Öcalan’ın, 2019 yılında sınırlı bir zaman dilimi için bile olsa İmralı Cezaevi’nde avukatları ve ailesi ile görüşme imkanı bulduğunu anımsatan Bilmez, görüşleri ve değerlendirmelerinin de  kamuoyuna yansıdığını hatırlattı. Bilmez, “Açlık grevleri düzeyine varan toplumsal baskı İmralı tecridinin sınırlı olarak kırılmasına vesile olmuştu.

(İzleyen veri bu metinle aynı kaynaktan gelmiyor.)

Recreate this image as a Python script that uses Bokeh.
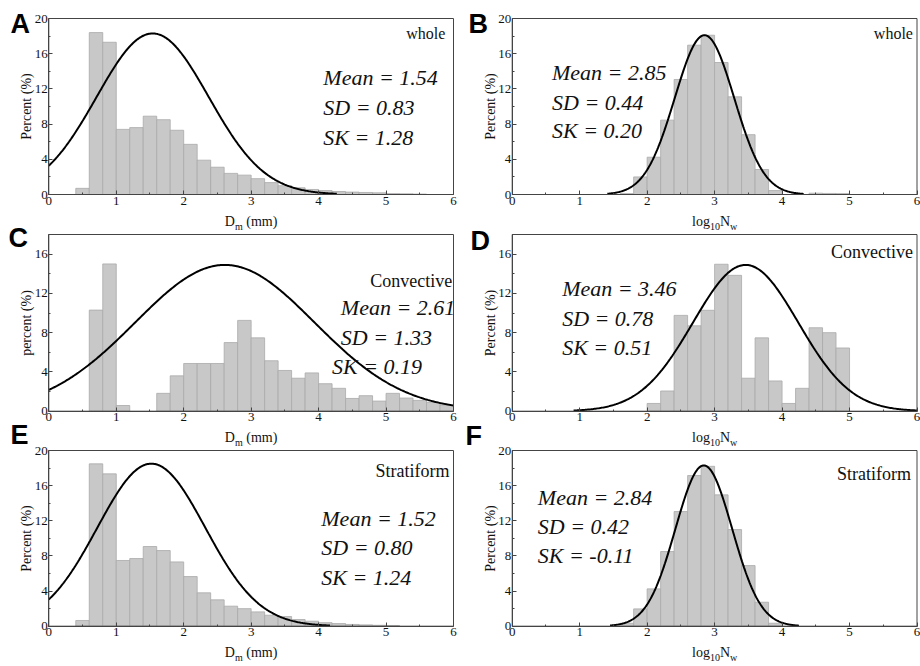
import numpy as np
from bokeh.plotting import figure
from bokeh.layouts import row
from bokeh.models import (FixedTicker, Label, Range1d, ColumnDataSource, LinearAxis)
from bokeh.embed import file_html
from bokeh.resources import INLINE

# ---------------- data ----------------
BIN_WIDTH = 0.2
X_TICKS = [0, 1, 2, 3, 4, 5, 6]
X_MINOR = [0.5, 1.5, 2.5, 3.5, 4.5, 5.5]

panel_letters = ["A", "B", "C", "D", "E", "F"]
panel_names = ["whole", "whole", "Convective", "Convective", "Stratiform", "Stratiform"]
y_titles = ["Percent (%)", "Percent (%)", "percent (%)", "Percent (%)", "Percent (%)", "Percent (%)"]
x_kinds = ["Dm", "Nw", "Dm", "Nw", "Dm", "Nw"]

# histogram: first bin left edge and percent per 0.2-wide bin
a_start = 0.4
a_pct = [0.7, 18.4, 17.3, 7.4, 7.6, 8.9, 8.5, 7.3, 5.7, 3.9, 3.1, 2.4, 2.2, 1.8,
         1.35, 1.0, 0.76, 0.57, 0.45, 0.34, 0.27, 0.23, 0.19, 0.1, 0.08, 0.05]
b_start = 1.6
b_pct = [0.1, 2.0, 4.24, 8.45, 13.07, 16.97, 18.1, 15.0, 11.1, 6.8, 2.84, 0.45,
         0, 0, 0.15, 0.12, 0.1]
c_start = 0.6
c_pct = [10.3, 15.0, 0.58, 0, 0, 1.82, 3.6, 4.86, 4.86, 4.86, 6.99, 9.25, 7.47,
         5.14, 4.15, 3.36, 3.9, 2.8, 2.33, 1.3, 1.58, 1.03, 1.82, 1.34, 1.1, 0.9, 0.62]
d_start = 2.0
d_pct = [0.79, 2.06, 9.76, 8.7, 10.28, 14.97, 13.84, 3.36, 7.47, 3.08, 0.79,
         2.33, 8.5, 8.0, 6.44]
e_start = 0.4
e_pct = [0.65, 18.48, 17.34, 7.48, 7.7, 9.07, 8.61, 7.32, 5.65, 3.8, 3.0, 2.28,
         2.0, 1.63, 1.25, 1.1, 0.76, 0.57, 0.4, 0.3, 0.2, 0.15, 0.1, 0.08]
f_start = 1.6
f_pct = [0.34, 1.97, 4.25, 8.5, 13.05, 17.15, 18.2, 14.95, 11.0, 6.9, 2.73, 0.34]

hist_starts = [a_start, b_start, c_start, d_start, e_start, f_start]
hist_pcts = [a_pct, b_pct, c_pct, d_pct, e_pct, f_pct]

# fitted normal curves: printed mean / SD, peak height and drawn x-extent
curve_mean = [1.54, 2.85, 2.61, 3.46, 1.52, 2.84]
curve_sd = [0.83, 0.44, 1.33, 0.78, 0.80, 0.42]
curve_peak = [18.3, 18.1, 14.9, 14.9, 18.5, 18.3]
curve_x0 = [0.0, 1.41, 0.0, 0.91, 0.0, 1.45]
curve_x1 = [4.27, 4.32, 6.0, 6.0, 4.17, 4.25]

mean_txt = ["1.54", "2.85", "2.61", "3.46", "1.52", "2.84"]
sd_txt = ["0.83", "0.44", "1.33", "0.78", "0.80", "0.42"]
sk_txt = ["1.28", "0.20", "0.19", "0.51", "1.24", "-0.11"]

y_max = [20, 20, 18, 18, 20, 20]

# ---------------- layout constants ----------------
SERIF = "Liberation Serif"
SANS = "Liberation Sans"
AX = "#444444"
TXT = "#111111"

# (name_x, name_y, stats_x [mean, sd, sk], stats_y [mean, sd, sk])
text_pos = [
    (5.88, 18.3, [4.07, 4.07, 4.07], [13.33, 9.92, 6.51]),
    (5.94, 18.3, [0.59, 0.59, 0.59], [13.9, 10.49, 7.27]),
    (5.98, 13.31, [4.33, 4.33, 4.2], [10.59, 7.5, 4.58]),
    (5.94, 16.19, [0.74, 0.74, 0.74], [12.46, 9.44, 6.52]),
    (5.94, 17.72, [4.04, 4.04, 4.04], [12.23, 8.92, 5.51]),
    (5.91, 17.38, [0.38, 0.38, 0.38], [14.68, 11.35, 8.05]),
]
name_size = ["16px", "16px", "18px", "18px", "18px", "18px"]

FIG_W = 460
FIG_H = 666
ROW_IN_TOP = [18, 234, 450]         # inner box top (px)
ROW_IN_BOT = [194, 410.7, 625.7]    # inner box bottom (px)
COL_IN_L = [48.3, 51.7]             # inner box left (px, within column)
COL_IN_R = [453.0, 456.5]           # inner box right (px, within column)
XLABEL_PX = [27, 26.3, 26.3]        # x-label centre below the inner box (px)
# panel letter: left x (px within column), visual centre y (px)
LETTER_PX = [(10, 23), (8, 23), (8, 237.5), (10, 240), (10, 434.5), (5, 435.5)]


def make_column(c):
    ppx = (COL_IN_R[c] - COL_IN_L[c]) / 6.0
    xr = Range1d(-COL_IN_L[c] / ppx, 6 + (FIG_W - COL_IN_R[c]) / ppx)
    p = figure(width=FIG_W, height=FIG_H, x_range=xr, y_range=Range1d(0, 1),
               x_axis_type=None, y_axis_type=None,
               output_backend="svg", toolbar_location=None, tools="",
               min_border=0, min_border_left=0, min_border_right=0,
               min_border_top=0, min_border_bottom=0)
    p.background_fill_color = "white"
    p.border_fill_color = "white"
    p.outline_line_color = None

    for r in range(3):
        i = 2 * r + c
        ymx = y_max[i]
        rn = "p" + panel_letters[i]
        ppy = (ROW_IN_BOT[r] - ROW_IN_TOP[r]) / ymx
        p.extra_y_ranges[rn] = Range1d(-(FIG_H - ROW_IN_BOT[r]) / ppy,
                                       ymx + ROW_IN_TOP[r] / ppy)

        xax = LinearAxis(y_range_name=rn, fixed_location=0, bounds=(0, 6),
                         ticker=FixedTicker(ticks=X_TICKS, minor_ticks=X_MINOR))
        yax = LinearAxis(y_range_name=rn, fixed_location=0, bounds=(0, ymx),
                         ticker=FixedTicker(ticks=list(range(0, ymx + 1, 4)),
                                            minor_ticks=list(range(2, ymx + 1, 4))))
        for ax in (xax, yax):
            ax.major_label_text_font = SERIF
            ax.major_label_text_font_size = "13px"
            ax.major_label_text_color = TXT
            ax.major_tick_in = 4
            ax.major_tick_out = 0
            ax.minor_tick_in = 2
            ax.minor_tick_out = 0
            ax.axis_line_color = AX
            ax.major_tick_line_color = AX
            ax.minor_tick_line_color = AX
            ax.major_label_standoff = 2
        yax.major_label_standoff = 1
        yax.axis_label = y_titles[i]
        yax.axis_label_text_font = SERIF
        yax.axis_label_text_font_size = "14px"
        yax.axis_label_text_font_style = "normal"
        yax.axis_label_text_color = TXT
        yax.axis_label_standoff = -2
        p.add_layout(xax, "below")
        p.add_layout(yax, "left")

        # histogram
        pct = np.array(hist_pcts[i], dtype=float)
        lefts = hist_starts[i] + BIN_WIDTH * np.arange(len(pct))
        keep = pct > 0
        src = ColumnDataSource(dict(left=lefts[keep], right=lefts[keep] + BIN_WIDTH,
                                    top=pct[keep]))
        p.quad(left="left", right="right", top="top", bottom=0, source=src,
               fill_color="#c8c8c8", line_color="#aaaaaa", line_width=0.8,
               y_range_name=rn)

        # fitted normal curve
        xs = np.linspace(curve_x0[i], curve_x1[i], 300)
        ys = curve_peak[i] * np.exp(-((xs - curve_mean[i]) ** 2) / (2 * curve_sd[i] ** 2))
        p.line(xs, ys, line_color="black", line_width=2, y_range_name=rn)

        # frame box around the plotting area
        p.quad(left=[0], right=[6], bottom=[0], top=[ymx], fill_color=None,
               line_color=AX, line_width=1, y_range_name=rn)

        # texts
        nx, ny, sxs, sys_ = text_pos[i]
        p.add_layout(Label(x=nx, y=ny, y_range_name=rn, text=panel_names[i],
                           text_font=SERIF, text_font_size=name_size[i],
                           text_align="right", text_baseline="middle", text_color=TXT))
        stats = ["Mean = " + mean_txt[i], "SD = " + sd_txt[i], "SK = " + sk_txt[i]]
        for s, sx, sy in zip(stats, sxs, sys_):
            p.add_layout(Label(x=sx, y=sy, y_range_name=rn, text=s, text_font=SERIF,
                               text_font_size="22px", text_font_style="italic",
                               text_align="left", text_baseline="middle",
                               text_color=TXT))

        # composed x-axis label with subscripts
        yc = -XLABEL_PX[r] / ppy
        ys_sub = yc - 4.5 / ppy
        if x_kinds[i] == "Dm":
            parts = [("D", "14px", yc, -26.3), ("m", "10px", ys_sub, -16.2),
                     ("(mm)", "14px", yc, -4.9)]
        else:
            parts = [("log", "14px", yc, -22.6), ("10", "10px", ys_sub, -4.7),
                     ("N", "14px", yc, 5.3), ("w", "10px", ys_sub, 15.4)]
        for t, fs, yy, off in parts:
            p.add_layout(Label(x=3, y=yy, x_offset=off, y_range_name=rn, text=t,
                               text_font=SERIF, text_font_size=fs, text_align="left",
                               text_baseline="middle", text_color=TXT))

        # panel letter
        lxp, lyp = LETTER_PX[i]
        p.add_layout(Label(x=(lxp - COL_IN_L[c]) / ppx, y=(ROW_IN_BOT[r] - lyp) / ppy,
                           y_range_name=rn, text=panel_letters[i], text_font=SANS,
                           text_font_size="27px", text_font_style="bold",
                           text_align="left", text_baseline="middle",
                           text_color="black"))
    return p


layout = row(make_column(0), make_column(1))

open("out.html", "w").write(file_html(layout, INLINE))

Bu süreçte Sayın Öcalan’ın aile ve avukatları ile görüşmesine engel olarak gösterilen mahkeme kararı itiraz üzerine kaldırıldığı gibi bizzat Adalet Bakanı’nın kendisi avukat ve aile görüşmeleri önünde bir engel olmadığını ifade etmişti. Yine 2020 yılında raporu açıklanan CPT ziyareti de bu dönemde gerçekleşmişti” dedi.

5 GÖRÜŞME UMUT OLDU

2019 yılında gerçekleşen 5 avukat ve 3 aile görüşmesinde Öcalan’ın başta Kürt meselesinin çözümü olmak üzere Ortadoğu’nun demokratikleşmesi konusunda çözüm gücü ve etkisini bir kez daha ortaya koyduğunu vurgulayan Bilmez, “Bu durum, özellikle de son beş yılda bir çok felakete maruz kalan toplumun tüm kesimlerinde, Sayın Öcalan’ın ‘Yaşatma Siyaseti’ olarak tanımladığı anlayışın ve umudun büyümesine imkan sağlamıştı. Ancak 7 Ağustos 2019 tarihli avukat ve 11 Ağustos 2019 tarihli aile görüşmelerinden sonra 2019 yılında bir daha iletişim imkanı bulunmamıştır” ifadelerini kullandı.